■ WHAT YOU WILL DO ■
The line containing "ax.set_ylim(0, 5 * scale)" marks the end: extract everything from the first line of the data through that line, exactly, with no pictures.

▬▬▬▬▬▬▬▬▬▬

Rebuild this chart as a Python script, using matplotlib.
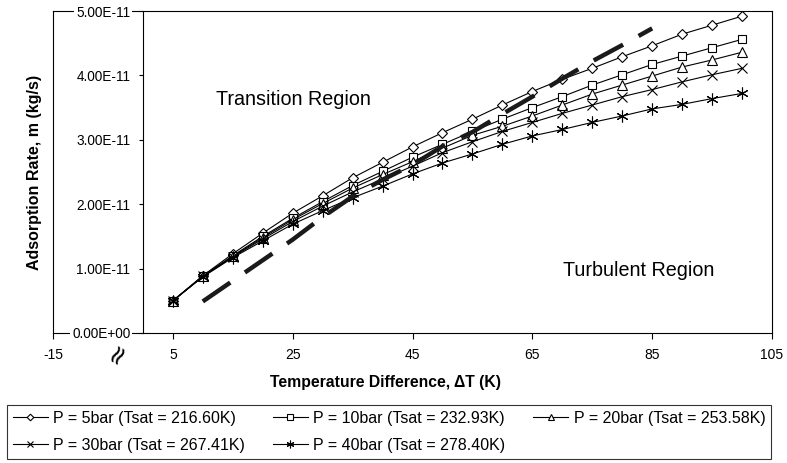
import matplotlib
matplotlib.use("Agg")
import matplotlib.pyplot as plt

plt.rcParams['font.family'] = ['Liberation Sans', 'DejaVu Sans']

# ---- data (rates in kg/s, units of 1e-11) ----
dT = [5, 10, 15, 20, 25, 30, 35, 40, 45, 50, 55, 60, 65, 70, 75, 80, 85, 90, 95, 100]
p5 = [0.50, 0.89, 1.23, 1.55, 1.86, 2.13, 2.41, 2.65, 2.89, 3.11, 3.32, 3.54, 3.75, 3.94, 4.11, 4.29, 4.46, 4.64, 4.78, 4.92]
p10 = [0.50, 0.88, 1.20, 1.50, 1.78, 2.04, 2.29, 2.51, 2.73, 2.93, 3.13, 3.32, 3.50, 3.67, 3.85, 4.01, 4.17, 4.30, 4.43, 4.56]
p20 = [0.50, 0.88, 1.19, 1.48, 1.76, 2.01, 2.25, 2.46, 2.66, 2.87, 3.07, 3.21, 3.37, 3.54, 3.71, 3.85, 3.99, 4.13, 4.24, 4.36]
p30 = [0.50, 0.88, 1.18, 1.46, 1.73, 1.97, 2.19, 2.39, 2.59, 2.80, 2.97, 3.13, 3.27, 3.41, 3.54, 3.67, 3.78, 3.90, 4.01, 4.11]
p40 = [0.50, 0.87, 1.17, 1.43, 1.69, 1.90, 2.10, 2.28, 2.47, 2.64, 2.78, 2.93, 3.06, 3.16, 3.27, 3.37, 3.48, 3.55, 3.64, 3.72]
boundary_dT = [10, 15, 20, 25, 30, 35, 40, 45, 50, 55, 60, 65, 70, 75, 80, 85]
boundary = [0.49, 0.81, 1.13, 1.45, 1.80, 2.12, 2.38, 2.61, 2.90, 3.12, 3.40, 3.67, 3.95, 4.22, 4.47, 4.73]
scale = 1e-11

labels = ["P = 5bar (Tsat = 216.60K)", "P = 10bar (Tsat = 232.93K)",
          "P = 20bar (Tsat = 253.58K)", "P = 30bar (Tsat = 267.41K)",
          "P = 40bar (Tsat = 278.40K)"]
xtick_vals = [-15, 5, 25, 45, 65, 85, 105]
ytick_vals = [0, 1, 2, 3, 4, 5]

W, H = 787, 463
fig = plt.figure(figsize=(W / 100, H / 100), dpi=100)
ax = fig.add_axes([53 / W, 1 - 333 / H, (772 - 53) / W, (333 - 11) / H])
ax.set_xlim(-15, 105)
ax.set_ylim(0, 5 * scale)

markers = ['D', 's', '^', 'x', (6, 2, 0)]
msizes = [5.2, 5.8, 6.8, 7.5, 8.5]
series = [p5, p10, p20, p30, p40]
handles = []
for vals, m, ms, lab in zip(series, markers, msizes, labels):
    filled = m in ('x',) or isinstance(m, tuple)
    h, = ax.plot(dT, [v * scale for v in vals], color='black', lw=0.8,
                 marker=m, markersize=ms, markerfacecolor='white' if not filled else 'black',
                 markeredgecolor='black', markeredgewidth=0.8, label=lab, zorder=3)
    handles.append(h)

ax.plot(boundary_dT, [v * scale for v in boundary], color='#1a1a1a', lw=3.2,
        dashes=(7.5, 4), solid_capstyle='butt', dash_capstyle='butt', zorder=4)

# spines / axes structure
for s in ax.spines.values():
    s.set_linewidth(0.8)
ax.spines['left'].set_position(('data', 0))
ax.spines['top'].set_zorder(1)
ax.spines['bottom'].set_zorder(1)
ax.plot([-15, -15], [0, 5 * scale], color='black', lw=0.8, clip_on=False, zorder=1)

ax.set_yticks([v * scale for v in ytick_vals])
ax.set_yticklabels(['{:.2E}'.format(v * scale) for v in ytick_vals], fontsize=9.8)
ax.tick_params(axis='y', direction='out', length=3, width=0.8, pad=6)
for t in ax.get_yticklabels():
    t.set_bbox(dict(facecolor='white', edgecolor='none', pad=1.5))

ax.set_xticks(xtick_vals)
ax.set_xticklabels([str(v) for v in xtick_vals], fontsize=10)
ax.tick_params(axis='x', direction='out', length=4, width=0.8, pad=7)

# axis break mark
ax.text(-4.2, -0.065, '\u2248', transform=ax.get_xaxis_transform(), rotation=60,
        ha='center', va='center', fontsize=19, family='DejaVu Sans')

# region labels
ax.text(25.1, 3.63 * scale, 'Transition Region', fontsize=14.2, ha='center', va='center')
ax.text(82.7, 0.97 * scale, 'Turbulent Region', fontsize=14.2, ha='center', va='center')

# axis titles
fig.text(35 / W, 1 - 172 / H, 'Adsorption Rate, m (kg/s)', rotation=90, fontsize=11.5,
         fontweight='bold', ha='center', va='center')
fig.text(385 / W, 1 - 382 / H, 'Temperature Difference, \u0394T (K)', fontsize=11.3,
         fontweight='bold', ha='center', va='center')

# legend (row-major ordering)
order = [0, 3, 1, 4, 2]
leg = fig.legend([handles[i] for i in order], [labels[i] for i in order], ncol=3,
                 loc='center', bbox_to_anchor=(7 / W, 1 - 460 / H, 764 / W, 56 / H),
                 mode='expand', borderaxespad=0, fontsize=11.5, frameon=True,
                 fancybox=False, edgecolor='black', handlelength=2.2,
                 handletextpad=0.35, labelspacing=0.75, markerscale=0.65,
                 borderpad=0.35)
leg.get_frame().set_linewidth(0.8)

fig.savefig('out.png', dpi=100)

▬▬▬▬▬▬▬▬▬▬

■ OUTPUT OF THE EXERCISE ■
Rebuild this chart as a Python script, using matplotlib.
import matplotlib
matplotlib.use("Agg")
import matplotlib.pyplot as plt

plt.rcParams['font.family'] = ['Liberation Sans', 'DejaVu Sans']

# ---- data (rates in kg/s, units of 1e-11) ----
dT = [5, 10, 15, 20, 25, 30, 35, 40, 45, 50, 55, 60, 65, 70, 75, 80, 85, 90, 95, 100]
p5 = [0.50, 0.89, 1.23, 1.55, 1.86, 2.13, 2.41, 2.65, 2.89, 3.11, 3.32, 3.54, 3.75, 3.94, 4.11, 4.29, 4.46, 4.64, 4.78, 4.92]
p10 = [0.50, 0.88, 1.20, 1.50, 1.78, 2.04, 2.29, 2.51, 2.73, 2.93, 3.13, 3.32, 3.50, 3.67, 3.85, 4.01, 4.17, 4.30, 4.43, 4.56]
p20 = [0.50, 0.88, 1.19, 1.48, 1.76, 2.01, 2.25, 2.46, 2.66, 2.87, 3.07, 3.21, 3.37, 3.54, 3.71, 3.85, 3.99, 4.13, 4.24, 4.36]
p30 = [0.50, 0.88, 1.18, 1.46, 1.73, 1.97, 2.19, 2.39, 2.59, 2.80, 2.97, 3.13, 3.27, 3.41, 3.54, 3.67, 3.78, 3.90, 4.01, 4.11]
p40 = [0.50, 0.87, 1.17, 1.43, 1.69, 1.90, 2.10, 2.28, 2.47, 2.64, 2.78, 2.93, 3.06, 3.16, 3.27, 3.37, 3.48, 3.55, 3.64, 3.72]
boundary_dT = [10, 15, 20, 25, 30, 35, 40, 45, 50, 55, 60, 65, 70, 75, 80, 85]
boundary = [0.49, 0.81, 1.13, 1.45, 1.80, 2.12, 2.38, 2.61, 2.90, 3.12, 3.40, 3.67, 3.95, 4.22, 4.47, 4.73]
scale = 1e-11

labels = ["P = 5bar (Tsat = 216.60K)", "P = 10bar (Tsat = 232.93K)",
          "P = 20bar (Tsat = 253.58K)", "P = 30bar (Tsat = 267.41K)",
          "P = 40bar (Tsat = 278.40K)"]
xtick_vals = [-15, 5, 25, 45, 65, 85, 105]
ytick_vals = [0, 1, 2, 3, 4, 5]

W, H = 787, 463
fig = plt.figure(figsize=(W / 100, H / 100), dpi=100)
ax = fig.add_axes([53 / W, 1 - 333 / H, (772 - 53) / W, (333 - 11) / H])
ax.set_xlim(-15, 105)
ax.set_ylim(0, 5 * scale)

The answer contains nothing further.